Sorry, but one year later I don't see them one bit closer to their goal.  To be honest I'm having a hard time telling one article from the other without looking up the publication date on them.  For example this text "What that actually means will be covered in part two, but the design implication is that D&D Next should deliver the primary strengths that each edition brings to the table."  Hadn't they gotten over this "all in one goal" by about July last year?

They want one core rule set to provide the simple and the complex, and they want a smooth transition between the two on top of it all.  In my opinion that is impossible.  At least impossible with one core rule set based on the d20 system.

Take for example hit points.  A nice abstraction back in the day and very functional today in many OSR games.  But put the whole skill, feats and extra frosting on top of that and the system begins to break down.  Aren't we counting skill twice?  Once as a rise in hit points (it's harder to get hit and killed) and again as that skill that makes your character once again "harder to hit and kill"?

If you've been reading the posts by Mike Mearls last year you've probably heard all the ideas regarding healing surges and what to do with the cleric.  All that would go away if clerics didn't have to heal so much.  That would be so if hit points didn't rise so much and characters were simply harder to hit out of pure skill.

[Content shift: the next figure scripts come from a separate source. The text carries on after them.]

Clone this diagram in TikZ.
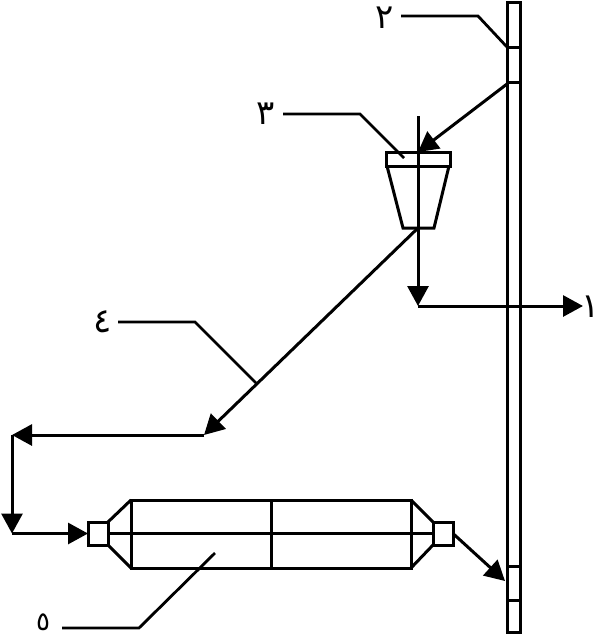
\documentclass[tikz,border=0pt]{standalone}
\usepackage{fontspec}
\newfontfamily\arabicfont[Script=Arabic]{DejaVu Sans}
\TeXXeTstate=1
\usetikzlibrary{arrows.meta,positioning}

\begin{document}
\begin{tikzpicture}[
  x=1pt,y=-1pt,line width=3pt,line join=miter,
  part/.style={draw,rectangle,inner sep=0pt,outer sep=0pt,minimum width=#1},
  num/.style={font=\arabicfont\fontsize{34}{34}\selectfont,inner sep=0pt},
  lead/.style={line width=2.8pt},
  arr/.style={-{Triangle[length=20pt,width=21pt]},line width=3pt}
]
\useasboundingbox (0,0) rectangle (602,638);
% column
\node[part=13pt,minimum height=630pt] (column) at (513.5,317) {};
\coordinate (div1) at (507,47);
\coordinate (div2) at (507,82);
\coordinate (div3) at (507,566);
\coordinate (div4) at (507,600);
\foreach \d in {div1,div2,div3,div4}
  \draw (\d) -- ++(13,0);
% hopper
\node[part=64pt,minimum height=14pt] (cap) at (418,159) {};
\coordinate (capl) at (387,166);
\coordinate (capr) at (449,166);
\coordinate (hopl) at (403,228);
\coordinate (hopr) at (434,228);
\draw (capl) -- (hopl) -- (hopr) -- (capr);
% drum
\node[part=280pt,minimum height=68pt] (drum) at (271,534) {};
\node[part=20pt,minimum height=23pt] (inbox) at (98,533.5) {};
\node[part=20pt,minimum height=23pt] (outbox) at (443,533.5) {};
\draw (inbox.north east) -- (drum.north west);
\draw (inbox.south east) -- (drum.south west);
\draw (outbox.north west) -- (drum.north east);
\draw (outbox.south west) -- (drum.south east);
\draw (inbox.east) -- (outbox.west);
\draw (drum.north) -- (drum.south);
% flow points
\coordinate (feed) at (418,116);
\coordinate (hopout) at (418,228);
\coordinate (turn) at (418,306);
\coordinate (split) at (204,435);
\coordinate (corner) at (12,435);
\coordinate (low) at (12,533.5);
\coordinate (ret) at (505,581);
\node[num] (n1) at (591,307) {\beginR ١\endR};
\node[num] (n2) at (385,18) {\beginR ٢\endR};
\node[num] (n3) at (266,114) {\beginR ٣\endR};
\node[num] (n4) at (103,322) {\beginR ٤\endR};
\node[num,font=\arabicfont\fontsize{26}{26}\selectfont] (n5) at (43,622) {\beginR ٥\endR};
% flows
\draw (feed) -- (hopout);
\draw[arr] (div2) ++(0,2) -- (418,152);
\draw[arr] (hopout) -- (turn);
\draw[arr] (turn) -- (583,306);
\draw[arr] (hopout) -- (split);
\draw[arr] (split) -- (corner);
\draw[arr] (corner) -- (low);
\draw[arr] (low) -- (inbox.west);
\draw[arr] (outbox.east) -- (ret);
% leaders
\coordinate (k2) at (478,16);
\coordinate (k3) at (360,114);
\coordinate (k4) at (195,322);
\coordinate (k5) at (139,628);
\draw[lead] (401,16) -- (k2) -- (div1);
\draw[lead] (283,114) -- (k3) -- (404,158);
\draw[lead] (118,322) -- (k4) -- (256,383);
\draw[lead] (62,628) -- (k5) -- (215,553);
\end{tikzpicture}
\end{document}
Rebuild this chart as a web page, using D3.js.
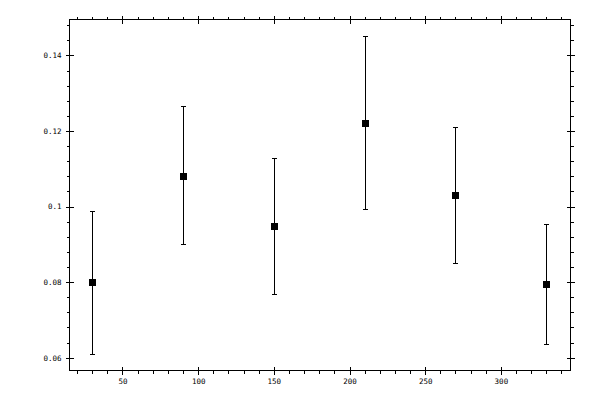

The original D&D rules are great and the abstraction simplifies gaming a lot.  As players add more rules and more detail (classes, powers, skills, feats, etc.)  The abstraction in the game is put to test and it doesn't fare too well.

What I'm about to say may sound like blasphemy to many, and if so I apologize.  It's my strong belief that D&D needs to be rewritten from the ground up, a grass roots change that takes the d20 system from its inside and replaces it with something better.  The Next best thing, pun intended.  Then maybe from those rules derive a simpler and more familiar D&D Basic.

Building on the current d20 mechanics hasn't gotten Mike's team any closer to their goal.  Read last year's publication and read today's.  They're still beating the same ol' dead horse.  WotC needs a new Gygax, or at least someone willing to take the risk with a whole new system built from the ground up to satisfy the Next 40 years of D&D.